4. Toutefois, le marché de la Sarl Cmph était limité à l'isolation thermique de la toiture et ne comprenait pas de travaux de charpente. Aussi, la Sarl Cmph ne saurait être réputée constructeur, au sens de l'article 1792-1 du code civil, d'un ouvrage qu'elle n'a pas réalisé et sur lequel elle n'est pas intervenue. Ne disposant pas de la qualité de constructeur de la charpente et sa responsabilité étant recherchée uniquement au titre de désordres dont est affecté cet ouvrage, le délai de prescription de l'article 1792-4-3 du même code n'est pas applicable à l'espèce.

5. L'ordonnance déférée sera donc confirmée en ce qu'elle a rejeté la fin de non-recevoir soulevée par la Sarl CMPH, la Sa Mma iard et la Sa Mma iard Assurances Mutuelles contre les demandes de M. [C] [G] et Mme [P] [F].
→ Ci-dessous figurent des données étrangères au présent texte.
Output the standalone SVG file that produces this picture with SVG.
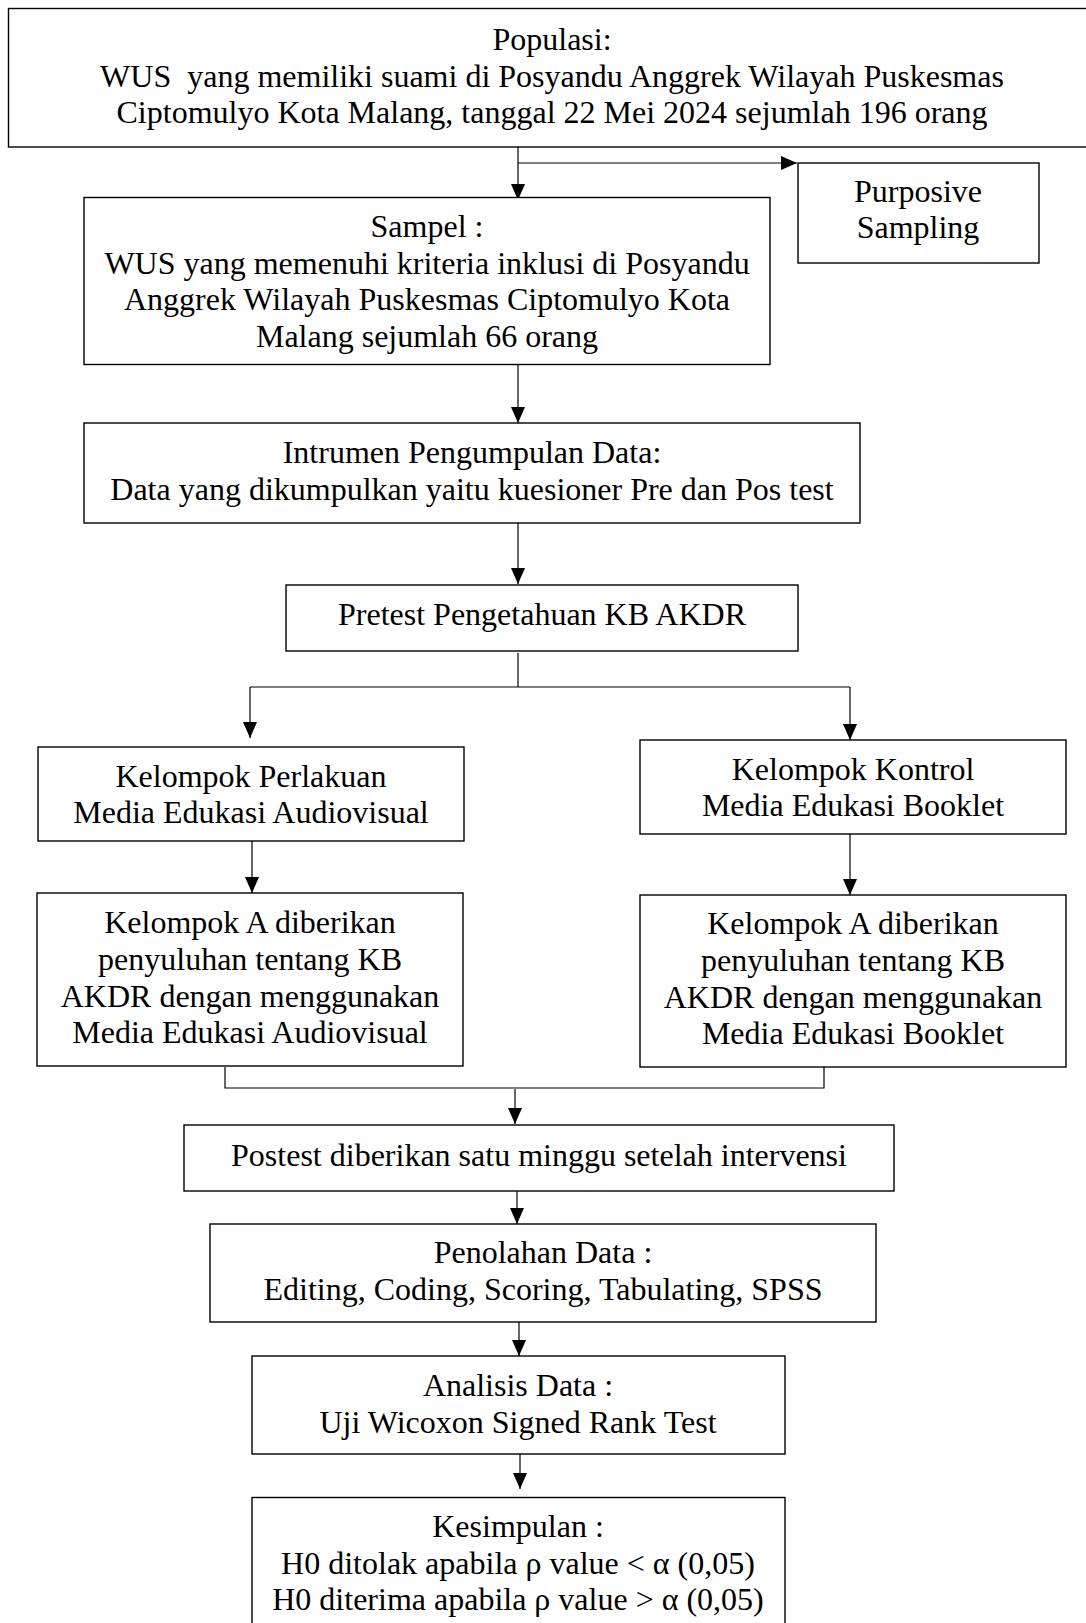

- Sur les demandes accessoires

6. La Sarl Cmph, la Sa Mma iard et la Sa Mma iard Assurances Mutuelles, parties perdantes au sens de l'article 696 du code de procédure civile, doivent supporter les dépens de première instance, ainsi que décidé par le premier juge, et les dépens d'appel.

7. La Sarl Cmph la Sa Mma iard et la Sa Mma iard Assurances Mutuelles seront également condamnées à payer aux consorts [G]-[F] et à M. [V] [H] la somme de 1 500 euros au titre de l'article 700 du code de procédure civile.

PAR CES MOTIFS

La cour, statuant publiquement, contradictoirement et en dernier ressort,

Confirme en toutes ses dispositions l'ordonnance du juge de la mise en état du 14 décembre 2023 du tribunal judiciaire de Toulouse,

Y ajoutant,

Condamne la Sarl Cmph, la Sa Mma iard et la Sa Mma iard Assurances Mutuelles aux dépens d'appel.

Condamne la Sarl Cmph, la Sa Mma iard et la Sa Mma iard Assurances Mutuelles condamnées à payer aux consorts [G]-[F] et à M. [V] [H] la somme de 1 500 ' au titre de l'article 700 du CPC.